Last rites of Nipah victims performed by Kerala doctor as relatives fear to contact deadly virus

As the relatives stay away fearing to contact Nipah virus, Kozhikode Corporation’s Health Officer Dr RS Gopakumar performed the last rites of 12 Nipah victims under his supervision

The Hush Post: When the relatives and close friends of some Nipah victims turned away from performing their last rites fearing to contact the deadly virus, a doctor in Kozhikode district of  Kerala took the responsibility of taking the responsibility of handling the bodies of 12 Nipah victims, whose last rites were performed under his supervision.

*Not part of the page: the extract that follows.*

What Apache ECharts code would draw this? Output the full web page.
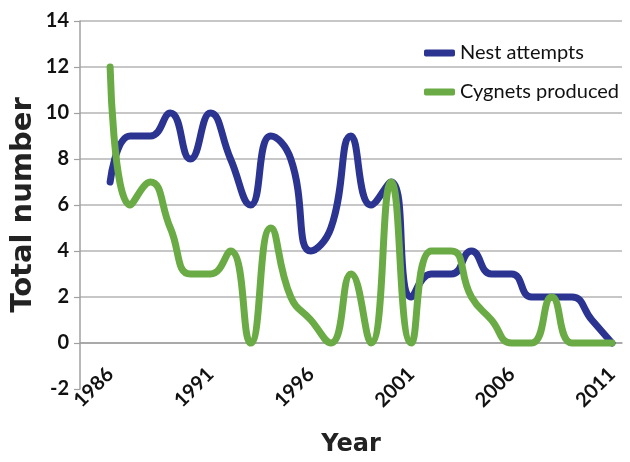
<!DOCTYPE html>
<html>
<head>
<meta charset="utf-8">
<script src="https://cdn.jsdelivr.net/npm/echarts@6/dist/echarts.min.js"></script>
<style>
  html, body { margin: 0; padding: 0; background: #fff; }
  #chart { width: 630px; height: 462px; }
</style>
</head>
<body>
<div id="chart"></div>
<script>
  'use strict'

  /********************* DATA *********************/
  var years = [1986, 1987, 1988, 1989, 1990, 1991, 1992, 1993, 1994, 1995, 1996, 1997, 1998,
               1999, 2000, 2001, 2002, 2003, 2004, 2005, 2006, 2007, 2008, 2009, 2010, 2011];
  var nestAttempts = [7, 9, 9, 10, 8, 10, 8, 6, 9, 8, 4, 5, 9, 6, 7, 2, 3, 3, 4, 3, 3, 2, 2, 2, 1, 0];
  var cygnetsProduced = [12, 6, 7, 5, 3, 3, 4, 0, 5, 2, 1, 0, 3, 0, 7, 0, 4, 4, 2, 1, 0, 0, 2, 0, 0, 0];
  var yTicks = { min: -2, max: 14, step: 2 };
  var labelEvery = 5;

  var font = 'Lato, "Open Sans", sans-serif';
  var titleFont = '"DejaVu Sans", sans-serif';

  // empty slot before the first year, the axis starts one category early
  var categories = [''].concat(years.map(String));

  var chart = echarts.init(document.getElementById('chart'), null, { renderer: 'canvas' });

  var option = {
    animation: false,
    grid: {
      left: 80,
      right: 8,
      top: 21,
      bottom: 73,
      containLabel: false,
      outerBoundsMode: 'none'
    },
    legend: {
      orient: 'vertical',
      left: 419,
      top: 38,
      itemGap: 19,
      itemWidth: 31,
      itemHeight: 7,
      icon: 'roundRect',
      textStyle: {
        fontFamily: font,
        fontSize: 20,
        color: '#111'
      },
      data: ['Nest attempts', 'Cygnets produced']
    },
    xAxis: {
      type: 'category',
      data: categories,
      boundaryGap: true,
      name: 'Year',
      nameLocation: 'middle',
      nameGap: 44,
      nameMoveOverlap: false,
      nameTextStyle: {
        fontFamily: titleFont,
        fontSize: 24,
        fontWeight: 'bold',
        color: '#222'
      },
      axisLine: {
        onZero: true,
        lineStyle: { color: '#a0a0a0', width: 1.5 }
      },
      axisTick: {
        interval: 0,
        length: 5,
        lineStyle: { color: '#a0a0a0', width: 1.2 }
      },
      axisLabel: {
        interval: function (index, value) {
          return value !== '' && (Number(value) - years[0]) % labelEvery === 0;
        },
        rotate: 45,
        margin: -18,
        fontFamily: font,
        fontSize: 20,
        fontWeight: 'bold',
        color: '#111'
      },
      splitLine: { show: false }
    },
    yAxis: {
      type: 'value',
      min: yTicks.min,
      max: yTicks.max,
      interval: yTicks.step,
      name: 'Total number',
      nameLocation: 'middle',
      nameGap: 42,
      nameMoveOverlap: false,
      nameTextStyle: {
        fontFamily: titleFont,
        fontSize: 29,
        fontWeight: 'bold',
        color: '#222'
      },
      axisLine: {
        show: true,
        lineStyle: { color: '#a0a0a0', width: 1.5 }
      },
      axisTick: {
        show: true,
        length: 6,
        lineStyle: { color: '#a0a0a0', width: 1.2 }
      },
      axisLabel: {
        margin: 11,
        fontFamily: font,
        fontSize: 20,
        fontWeight: 'bold',
        color: '#111'
      },
      splitLine: {
        showMinLine: false,
        lineStyle: { color: '#b5b5b5', width: 1.5 }
      }
    },
    series: [
      {
        name: 'Nest attempts',
        type: 'line',
        data: [null].concat(nestAttempts),
        smooth: 0.5,
        symbol: 'none',
        color: '#2b3491',
        lineStyle: { width: 7, cap: 'round', join: 'round' }
      },
      {
        name: 'Cygnets produced',
        type: 'line',
        data: [null].concat(cygnetsProduced),
        smooth: 0.5,
        symbol: 'none',
        color: '#6aab45',
        lineStyle: { width: 7, cap: 'round', join: 'round' }
      }
    ]
  };

  chart.setOption(option);
</script>
</body>
</html>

Kozhikode Corporation’s Health Officer Dr RS Gopakumar took this responsibility as the close relatives of those died due to Nipah virus stayed away fearing to contact the deadly virus. “I was a pallbearer for 3 bodies and performed their last rites too,” Dr Gopakumar was quoted as saying in a report.

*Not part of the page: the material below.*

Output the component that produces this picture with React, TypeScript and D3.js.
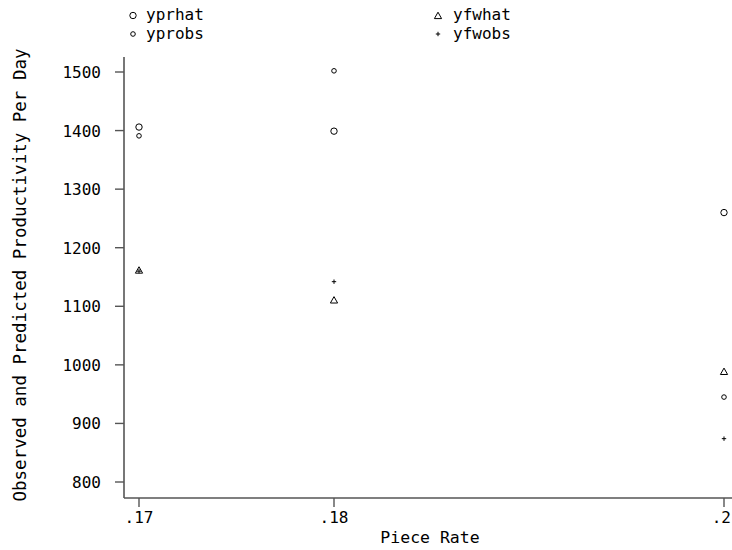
import React from "react";
import * as d3 from "d3";

const pieceRates = [0.17, 0.18, 0.2];
const yprhat = [1406, 1399, 1260];
const yprobs = [1391, 1502, 945];
const yfwhat = [1161, 1110, 988];
const yfwobs = [1160, 1142, 874];
const xTicks = [0.17, 0.18, 0.2];
const xTickLabels = [".17", ".18", ".2"];
const yTicks = [800, 900, 1000, 1100, 1200, 1300, 1400, 1500];

const FONT = "'DejaVu Sans Mono', monospace";

export default function App() {
  const W = 732, H = 550;
  const axisLeft = 124, axisBottom = 498, axisTop = 57, axisRight = 732;
  const x = d3.scaleLinear().domain([0.17, 0.2]).range([139, 724]);
  const y = d3.scaleLinear().domain([800, 1500]).range([482, 72]);

  const tri = (cx: number, cy: number) =>
    `M${cx},${cy - 3.8}L${cx + 3.6},${cy + 2.6}L${cx - 3.6},${cy + 2.6}Z`;
  const plus = (cx: number, cy: number) =>
    `M${cx - 2.2},${cy}H${cx + 2.2}M${cx},${cy - 2.2}V${cy + 2.2}`;

  return (
    <svg width={W} height={H} style={{ position: "absolute", left: 0, top: 0, background: "#fff" }}>
      <rect width={W} height={H} fill="#fff" />
      {/* legend */}
      <g fontFamily={FONT} fontSize={16} fill="#000">
        <circle cx={133} cy={15.5} r={3.2} fill="none" stroke="#000" strokeWidth={1} />
        <text x={146} y={20}>yprhat</text>
        <circle cx={133} cy={34} r={2.3} fill="none" stroke="#000" strokeWidth={1} />
        <text x={146} y={39}>yprobs</text>
        <path d={tri(438, 16)} fill="none" stroke="#000" strokeWidth={1} />
        <text x={453} y={20}>yfwhat</text>
        <path d={plus(438, 34)} fill="none" stroke="#000" strokeWidth={1} />
        <text x={453} y={39}>yfwobs</text>
      </g>
      {/* axes */}
      <line x1={axisLeft} x2={axisLeft} y1={axisTop} y2={axisBottom} stroke="#555" strokeWidth={1.6} />
      <line x1={axisLeft} x2={axisRight} y1={axisBottom} y2={axisBottom} stroke="#555" strokeWidth={1.6} />
      <g fontFamily={FONT} fontSize={16} fill="#000">
        {yTicks.map((t) => (
          <g key={t}>
            <line x1={axisLeft - 9} x2={axisLeft} y1={y(t)} y2={y(t)} stroke="#555" strokeWidth={1.4} />
            <text x={101} y={y(t) + 6} textAnchor="end">{t}</text>
          </g>
        ))}
        {xTicks.map((t, i) => {
          const last = i === xTicks.length - 1;
          return (
            <g key={t}>
              <line x1={x(t)} x2={x(t)} y1={axisBottom} y2={axisBottom + 9} stroke="#555" strokeWidth={1.4} />
              <text x={last ? 731 : x(t)} y={523} textAnchor={last ? "end" : "middle"}>{xTickLabels[i]}</text>
            </g>
          );
        })}
        <text x={430} y={543} textAnchor="middle" fontSize={16.5}>Piece Rate</text>
        <text transform={`translate(26,275) rotate(-90)`} textAnchor="middle" fontSize={17.5}>
          Observed and Predicted Productivity Per Day
        </text>
      </g>
      {/* points */}
      <g fill="none" stroke="#000" strokeWidth={1}>
        {pieceRates.map((p, i) => (
          <g key={p}>
            <circle cx={x(p)} cy={y(yprhat[i])} r={3.2} />
            <circle cx={x(p)} cy={y(yprobs[i])} r={2.3} />
            <path d={tri(x(p), y(yfwhat[i]))} />
            <path d={plus(x(p), y(yfwobs[i]))} />
          </g>
        ))}
      </g>
    </svg>
  );
}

Nipah virus has claimed 17 lives — 14 in Kozhikode and 3 in neighbouring Malappuram since its outbreak in May, the report said.

Dr Gopakumar said he performed the last rites of a 17-year-old boy who died of Nipah as his mother was in the isolation ward for suspected virus infection.

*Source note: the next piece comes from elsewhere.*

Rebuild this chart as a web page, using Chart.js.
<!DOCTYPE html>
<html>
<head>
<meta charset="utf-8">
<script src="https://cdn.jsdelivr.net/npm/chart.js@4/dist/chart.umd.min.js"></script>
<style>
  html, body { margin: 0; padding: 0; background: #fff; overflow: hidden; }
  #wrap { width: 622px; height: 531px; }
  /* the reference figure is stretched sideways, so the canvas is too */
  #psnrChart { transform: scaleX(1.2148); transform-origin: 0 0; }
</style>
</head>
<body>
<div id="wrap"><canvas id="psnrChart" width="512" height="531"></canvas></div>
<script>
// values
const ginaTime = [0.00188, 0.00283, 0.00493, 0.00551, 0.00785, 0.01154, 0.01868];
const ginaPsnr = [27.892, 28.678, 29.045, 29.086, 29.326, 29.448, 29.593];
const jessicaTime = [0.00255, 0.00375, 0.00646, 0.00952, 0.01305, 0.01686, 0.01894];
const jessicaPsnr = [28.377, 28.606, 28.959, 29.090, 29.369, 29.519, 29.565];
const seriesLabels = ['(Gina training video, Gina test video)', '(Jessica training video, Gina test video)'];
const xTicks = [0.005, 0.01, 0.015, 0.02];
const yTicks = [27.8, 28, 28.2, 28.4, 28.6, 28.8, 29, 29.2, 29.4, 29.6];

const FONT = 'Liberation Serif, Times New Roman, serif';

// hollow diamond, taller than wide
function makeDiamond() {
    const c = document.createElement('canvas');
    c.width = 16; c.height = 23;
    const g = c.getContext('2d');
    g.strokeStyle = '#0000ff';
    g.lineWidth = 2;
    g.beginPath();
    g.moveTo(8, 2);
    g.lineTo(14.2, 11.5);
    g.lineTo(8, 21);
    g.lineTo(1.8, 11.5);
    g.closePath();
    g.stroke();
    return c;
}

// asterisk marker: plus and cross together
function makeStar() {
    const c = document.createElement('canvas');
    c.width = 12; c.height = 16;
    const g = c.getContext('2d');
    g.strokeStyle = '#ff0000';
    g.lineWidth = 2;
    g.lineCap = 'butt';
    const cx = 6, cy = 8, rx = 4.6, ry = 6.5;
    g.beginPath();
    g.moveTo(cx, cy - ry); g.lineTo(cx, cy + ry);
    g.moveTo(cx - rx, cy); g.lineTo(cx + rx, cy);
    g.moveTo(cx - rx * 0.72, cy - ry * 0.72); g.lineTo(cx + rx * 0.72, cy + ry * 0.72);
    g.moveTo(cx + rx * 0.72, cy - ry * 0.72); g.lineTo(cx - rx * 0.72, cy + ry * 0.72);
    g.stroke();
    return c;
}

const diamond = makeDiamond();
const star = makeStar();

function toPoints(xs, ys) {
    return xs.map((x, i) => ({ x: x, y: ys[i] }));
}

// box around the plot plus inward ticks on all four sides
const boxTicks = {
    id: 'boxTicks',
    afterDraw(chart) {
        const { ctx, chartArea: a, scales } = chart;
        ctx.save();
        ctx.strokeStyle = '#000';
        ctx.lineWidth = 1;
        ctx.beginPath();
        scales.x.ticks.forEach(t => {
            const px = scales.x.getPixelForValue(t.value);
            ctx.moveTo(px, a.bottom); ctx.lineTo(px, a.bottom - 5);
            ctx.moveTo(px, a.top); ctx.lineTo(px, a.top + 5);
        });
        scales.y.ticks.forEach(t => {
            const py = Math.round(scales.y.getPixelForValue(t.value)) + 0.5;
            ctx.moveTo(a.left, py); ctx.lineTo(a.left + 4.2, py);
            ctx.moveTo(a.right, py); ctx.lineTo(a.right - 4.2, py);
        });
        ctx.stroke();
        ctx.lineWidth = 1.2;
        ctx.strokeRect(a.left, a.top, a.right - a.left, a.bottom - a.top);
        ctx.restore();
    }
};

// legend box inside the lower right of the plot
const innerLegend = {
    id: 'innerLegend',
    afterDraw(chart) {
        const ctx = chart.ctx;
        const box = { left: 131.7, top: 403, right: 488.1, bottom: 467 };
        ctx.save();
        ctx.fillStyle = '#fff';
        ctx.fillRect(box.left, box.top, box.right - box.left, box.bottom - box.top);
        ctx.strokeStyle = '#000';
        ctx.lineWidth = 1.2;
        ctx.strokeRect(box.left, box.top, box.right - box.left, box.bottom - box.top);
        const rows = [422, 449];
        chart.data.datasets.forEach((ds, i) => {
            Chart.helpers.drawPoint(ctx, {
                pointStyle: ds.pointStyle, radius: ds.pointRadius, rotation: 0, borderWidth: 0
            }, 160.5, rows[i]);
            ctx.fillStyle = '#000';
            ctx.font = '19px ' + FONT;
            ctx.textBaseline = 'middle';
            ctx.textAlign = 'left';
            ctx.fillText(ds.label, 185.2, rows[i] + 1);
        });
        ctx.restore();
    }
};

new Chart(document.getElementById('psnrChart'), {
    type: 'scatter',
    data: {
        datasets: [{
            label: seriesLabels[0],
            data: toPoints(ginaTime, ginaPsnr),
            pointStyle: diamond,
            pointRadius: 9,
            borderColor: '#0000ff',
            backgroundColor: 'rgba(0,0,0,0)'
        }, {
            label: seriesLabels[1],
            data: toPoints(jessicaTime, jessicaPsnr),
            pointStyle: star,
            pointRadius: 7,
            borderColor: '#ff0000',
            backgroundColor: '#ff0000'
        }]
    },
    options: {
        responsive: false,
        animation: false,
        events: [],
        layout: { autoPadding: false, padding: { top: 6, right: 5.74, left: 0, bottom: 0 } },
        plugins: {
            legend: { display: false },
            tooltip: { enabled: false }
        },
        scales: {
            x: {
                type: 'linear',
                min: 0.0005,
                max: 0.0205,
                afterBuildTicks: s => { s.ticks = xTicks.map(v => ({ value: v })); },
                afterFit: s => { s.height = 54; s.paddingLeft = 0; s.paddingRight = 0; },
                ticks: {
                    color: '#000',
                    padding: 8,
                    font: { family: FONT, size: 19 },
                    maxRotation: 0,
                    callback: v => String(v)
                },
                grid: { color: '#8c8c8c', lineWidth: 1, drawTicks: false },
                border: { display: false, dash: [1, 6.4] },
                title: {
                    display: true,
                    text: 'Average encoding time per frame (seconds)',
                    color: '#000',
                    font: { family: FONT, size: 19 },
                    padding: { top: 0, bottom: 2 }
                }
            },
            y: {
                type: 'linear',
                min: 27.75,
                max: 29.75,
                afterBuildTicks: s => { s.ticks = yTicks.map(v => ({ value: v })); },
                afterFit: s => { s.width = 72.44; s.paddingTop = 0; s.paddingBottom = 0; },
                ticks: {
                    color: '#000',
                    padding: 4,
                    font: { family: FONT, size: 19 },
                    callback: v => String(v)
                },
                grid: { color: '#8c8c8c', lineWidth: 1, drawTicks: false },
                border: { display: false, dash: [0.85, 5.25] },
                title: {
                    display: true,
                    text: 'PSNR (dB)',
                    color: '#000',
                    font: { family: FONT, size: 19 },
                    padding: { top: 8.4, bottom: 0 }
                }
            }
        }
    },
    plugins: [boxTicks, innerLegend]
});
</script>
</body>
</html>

The woman could not even see her son for one last time and permitted Dr Gopakumar to perform her son’s last rites. “I was saddened that during his last journey there were none of his dear ones to perform last rites. I did not have to think twice… and I decided to perform all Hindu rites for the boy as I wanted him to go on his final journey with all the dignity. It was my duty…,” Dr Gopakumar was quoted as saying.

After relatives of a 53-year-old man, who died of Nipah, informed him that they were not participating in the funeral, he conducted the final rites for him too.

Another last journey which tugged his heart was when he assisted the husband of a 19-year-old woman.

The woman, who had allegedly consumed poison, had been brought to a hospital here from Karnataka when some persons who were later found to be positive for Nipah, were treated near her bed. However, the woman’s samples were found to be negative later, it was reported.

Of the 12 bodies, 8 were Nipah positive cases and four were suspected cases which later turned out to be negative. Patients’ relatives performed rites for nine of the bodies, the report said.

There were situations when the staff in Kozhikode crematorium refused to perform the last rites of some Nipah victims due to fear. The natural host of the virus is believed to be fruit bats of the Pteropodidae family, Pteropus genus.

The issue was discussed by the Kerala Assembly yesterday and Health minister, KK Shylaja was all praise for the selfless service of Dr Gopakumar.